Long Strange Trip - The Grateful Dead

I'm not a Deadhead, though I've known a few, and never attended a Grateful Dead show. Heard plenty of stories, though. Watching Long Strange Trip was a window into some of that folk rock and counter-culture history.
A skull with roses on it, colored to suggest the Grateful Dead lightning bolt skull logo.
The documentary follows the Grateful Dead from their formation in the 1960s all the way through to the 1990s and the death of Jerry Garcia. There's a good amount of background in the early going: hippie culture in California, the musical roots of the band members, and of course a bit of the history of LSD. I learned quite a bit - I had no idea Jerry was a banjo player with several bluegrass bands in the early '60s, for instance. The history is nice for those of us who are too young to remember the '60s and didn't know much about the band members before their famous days.

The documentary doesn't pull punches on the subject of drugs. Acid parties are credited as building a sense of camaraderie, and limiting the clash of egos that is such a struggle for many musicians. There was experimentation with laughing gas in the studio, video crews who learned quickly not to drink anything the band gave them, and even a rivalry between coke-heads and acid-heads on tour. That sort of casual mind-adjustment has never been my taste, but it's interesting to see how the Dead used it to maintain the lifestyle and relationships that they wanted. All of this worked well early on, but eventually people started dying (such as Ron "Pigpen" McKernan from alcoholism, and Brent Mydland from overdose) as the lifestyle took its toll.

Unsurprisingly, none of the band members were particularly business-minded. Their first studio album went way over budget, and one of the interviews talked about how they rarely had any money left after tours since it was spent as quickly as it was made. They talk about the "wall of sound" speaker setup that cost a ridiculous amount to buy and maintain, the chaotic leadership (such as there was any), the lack of planning. It's pretty incredible to me, someone who likes plans and organization, that the whole thing held together...but somehow they made it work through those lean days. And of course, later on the commercial success came almost despite whatever the band did.

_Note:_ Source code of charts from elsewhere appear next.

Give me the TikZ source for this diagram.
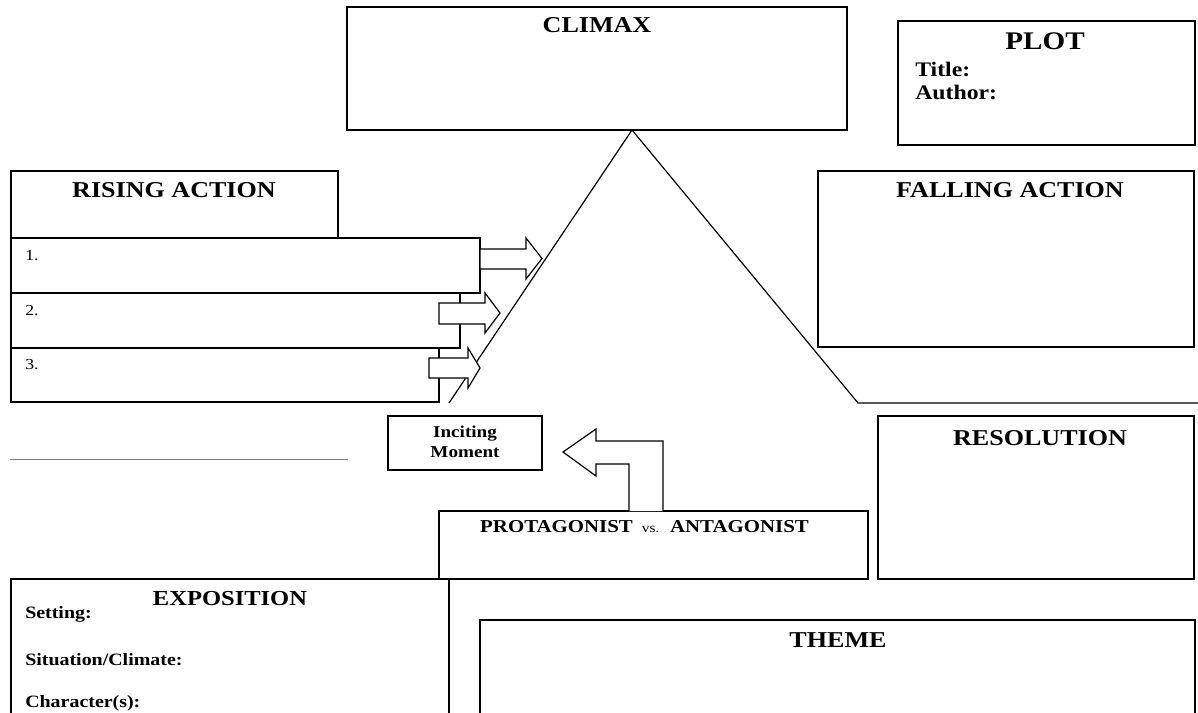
\documentclass[tikz,border=0pt]{standalone}
\usepackage{fontspec}
\setmainfont{Liberation Serif}[FakeStretch=1.15]
\usetikzlibrary{fit}
\begin{document}
\begin{tikzpicture}[x=0.75pt,y=-0.75pt,
  box/.style={draw, line width=0.9pt, inner sep=0pt, fill=white},
  blockarrow/.style={draw, line width=0.9pt, fill=white, line join=miter},
  head/.style={font=\bfseries\fontsize{17}{20}\selectfont, inner sep=0pt, anchor=base},
  field/.style={font=\bfseries\fontsize{13}{15}\selectfont, inner sep=0pt, anchor=base west},
  num/.style={font=\fontsize{11.5}{13}\selectfont, inner sep=0pt, anchor=base west}]
\useasboundingbox (0,0) rectangle (1198,713);
\fill[white] (0,0) rectangle (1198,713);

% ---- box corners ----
\coordinate (climaxA) at (347,7);     \coordinate (climaxB) at (847,130);
\coordinate (plotA) at (898,21);      \coordinate (plotB) at (1195,145);
\coordinate (risingA) at (11,171);    \coordinate (risingB) at (338,238);
\coordinate (oneA) at (11,238);       \coordinate (oneB) at (480,293);
\coordinate (twoA) at (11,293);       \coordinate (twoB) at (460,348);
\coordinate (threeA) at (11,348);     \coordinate (threeB) at (439,402);
\coordinate (fallA) at (818,171);     \coordinate (fallB) at (1194,347);
\coordinate (incA) at (388,416);      \coordinate (incB) at (542,470);
\coordinate (resA) at (878,416);      \coordinate (resB) at (1194,579);
\coordinate (protA) at (439,511);     \coordinate (protB) at (868,579);
\coordinate (expoA) at (11,579);      \coordinate (expoB) at (449,730);
\coordinate (themeA) at (480,620);    \coordinate (themeB) at (1195,730);

% ---- boxes ----
\node[box, fit=(climaxA)(climaxB)] (climax) {};
\node[box, fit=(plotA)(plotB)] (plot) {};
\node[box, fit=(risingA)(risingB)] (rising) {};
\node[box, fit=(oneA)(oneB)] (one) {};
\node[box, fit=(twoA)(twoB)] (two) {};
\node[box, fit=(threeA)(threeB)] (three) {};
\node[box, fit=(fallA)(fallB)] (falling) {};
\node[box, fit=(incA)(incB)] (inciting) {};
\node[box, fit=(resA)(resB)] (resolution) {};
\node[box, fit=(expoA)(expoB)] (exposition) {};
\node[box, fit=(protA)(protB)] (conflict) {};
\node[box, fit=(themeA)(themeB)] (theme) {};

% ---- plot triangle ----
\coordinate (apex) at (632,130);
\coordinate (leftfoot) at (449,403);
\coordinate (rightfoot) at (858,403);
\coordinate (rightend) at (1198,403);
\draw[line width=0.9pt] (leftfoot) -- (apex) -- (rightfoot) -- (rightend);

% ---- blank line ----
\coordinate (blankA) at (10,459); \coordinate (blankB) at (348,459);
\draw[gray, line width=0.7pt] (blankA) -- (blankB);

% ---- block arrows ----
\draw[blockarrow] (480,249) -- (526,249) -- (526,238) -- (542,258.5) -- (526,279) -- (526,269) -- (480,269) -- cycle;
\draw[blockarrow] (439,303) -- (485,303) -- (485,293) -- (500,313) -- (485,333) -- (485,324) -- (439,324) -- cycle;
\draw[blockarrow] (429,358) -- (468,358) -- (468,348) -- (480,368) -- (468,388) -- (468,378) -- (429,378) -- cycle;
\draw[blockarrow] (629,511) -- (629,464) -- (596,464) -- (596,476) -- (563,452) -- (596,429) -- (596,441) -- (663,441) -- (663,511);

% ---- texts ----
\node[head] (tclimax) at (597,33) {CLIMAX};
\node[head, font=\bfseries\fontsize{19}{22}\selectfont] (tplot) at (1045,50) {PLOT};
\node[field, font=\bfseries\fontsize{15.5}{18}\selectfont] (ttitle) at (915,77) {Title:};
\node[field, font=\bfseries\fontsize{15.5}{18}\selectfont] (tauthor) at (915,100) {Author:};
\node[head] (trising) at (174,197) {RISING ACTION};
\node[head] (tfalling) at (1010,197) {FALLING ACTION};
\node[num] (tone) at (25,260) {1.};
\node[num] (ttwo) at (25,315) {2.};
\node[num] (tthree) at (25,369) {3.};
\node[head, font=\bfseries\fontsize{12.5}{15}\selectfont] (tinc1) at (465,437) {Inciting};
\node[head, font=\bfseries\fontsize{12.5}{15}\selectfont] (tinc2) at (465,457) {Moment};
\node[head] (tres) at (1040,445) {RESOLUTION};
\node[head, font=\bfseries\fontsize{13.6}{16}\selectfont] (tconf) at (644.5,532) {PROTAGONIST {\mdseries\fontsize{10}{12}\selectfont\ vs.\ } ANTAGONIST};
\node[head, font=\bfseries\fontsize{16}{19}\selectfont] (texpo) at (230,605) {EXPOSITION};
\node[field] (tsetting) at (25,618) {Setting:};
\node[field] (tsituation) at (25,665) {Situation/Climate:};
\node[field] (tchar) at (25,707) {Character(s):};
\node[head] (ttheme) at (838,647) {THEME};
\end{tikzpicture}
\end{document}
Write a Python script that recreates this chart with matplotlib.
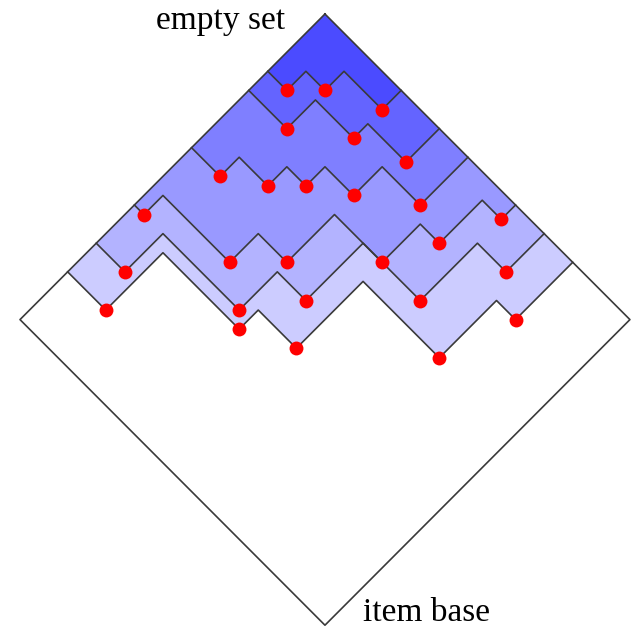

That lack of business acumen worked in their favor sometimes, too. Allowing fans to tape the live shows was seen as a terrible business move - who would buy albums if they could get a copy of a live recording? It worked to the band's advantage, though, by expanding the audience who wanted to go to live shows for more of what they'd heard on the tapes. A good number of self-identified Deadheads got their first exposure to the band from those live recordings.

To me, the whole story revolved largely around one theme: the band (especially Jerry) was interested primarily in everyone having fun. Whether that meant using drugs to get in the right mindset, or spending too much money to give fans the best concert experience possible, or having semi-controlled chaos instead of a single leader, or ignoring rules and regulations, or being the face of the Grateful Dead for legions of fans. It seems to me that in the end, Jerry had put others having fun ahead of his own well-being for too long.

Long Strange Trip was a very interesting watch. I'm sure there's plenty more depth to the story of the Grateful Dead, but this sure covered a lot. I'm glad to have had the chance to learn a little more about the band through this documentary.